My mom and I still laugh at some bizarre stories from when I was a kid. Seemingly out of nowhere, I’d dress up in a silly outfit and come barging out of my room with the Chinese restaurant menu that was printed on a scroll singing “Bell horses!”. I remember doing it, I remember thinking it was such an obvious and fun thing to do. I don’t remember why I thought that. But somehow it was a way for me to entertain myself, to have fun and to play. I also remember reading, teaching a pretend class, building with LEGO, or my favorite for years – my parents would give me the big box when we’d get a major appliance and I would draw all over it with markers, climb inside with a flashlight and read or pretend I was in a cave or any other type of play. Considering all the research that keeps coming out, it’s one of the best things my mom did; she purposely left me and my brother unscheduled, allowing us to be bored.

Boredom is often the bane of parents’ existence. When kids are bored, they get into trouble, right? When kids are bored, they whine about it, and then you find them covered in paint or suspended between two pieces of furniture or whatever else. But it doesn’t have to be that way, and it doesn’t have to be a bad thing. And the same goes for adults, so we can all use this important reminder.

When do you get inspired with the best ideas? If you’re anything like me, it’s while you’re in the shower or in the car, when you get time alone in your own head to let your mind wander. I love browsing my social media as much as the next person, or reading the news, or playing a game, or watching a series. It’s so nice to zone out and be entertained or informed. But that’s not the whole package of what we need. We also need space in our own heads to explore, to imagine, to pretend, to figure things out.

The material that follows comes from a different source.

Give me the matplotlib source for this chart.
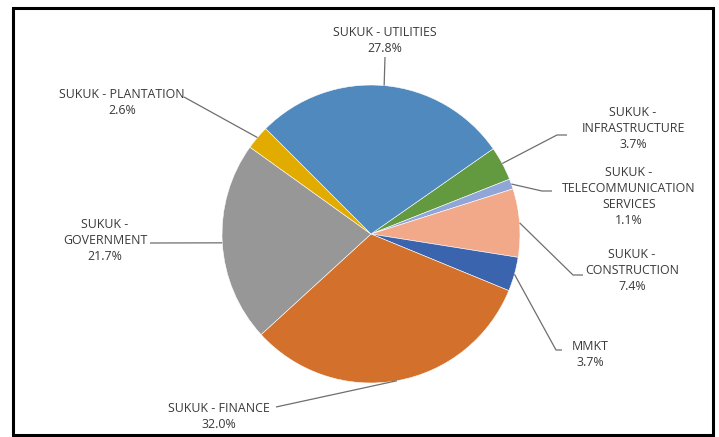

At this stage, Harley isn’t quite able to crawl, and while she can sit she does sometimes fall over. I like to do a range of developmental activities with her to help her develop her body, mind and social abilities. However, when she is awake and chilled, I also try to leave her to entertain herself (while supervised, obviously). I might give her a toy, or leave her on her tummy with some items of varying textures, or maybe just let her lie on her back on a fluffy blanket. She will play with her toy in new ways, figuring out things it can do, or figure out how to roll off her tummy when she’s tired of the activity, or simply discover her feet and babble to herself. All of these are important for her development. They help her to realize how her body works, how the world around her works, and how she can have fun by herself. This doesn’t last for long periods of time, but it is important.

When kids are over stimulated, over scheduled, or pushed to be brilliant in ways we already know and understand, they lose the ability to grow in ways we don’t understand. Where does creativity come from? How about innovation? Or what about inspiration in general? We all need to let those creative juices flow, to let our brains relax and come up with fun and unique ideas. Remember building a fort as a kid? Or how about drawing or telling stories? If you were told you had to build a fort, or draw a picture of something in particular, it loses its joy, its spontaneity.

So many parents get caught up in the idea of school readiness or academic achievement for their pre-schooler. Instead, I’m hoping for Harley to be bored from time to time. To play. To imagine. To dress up in bizarre outfits and sing strange songs and use props from random places. That’s when I think she will figure out new ways to experience the world, and help to spread those new ideas as she continues to grow up.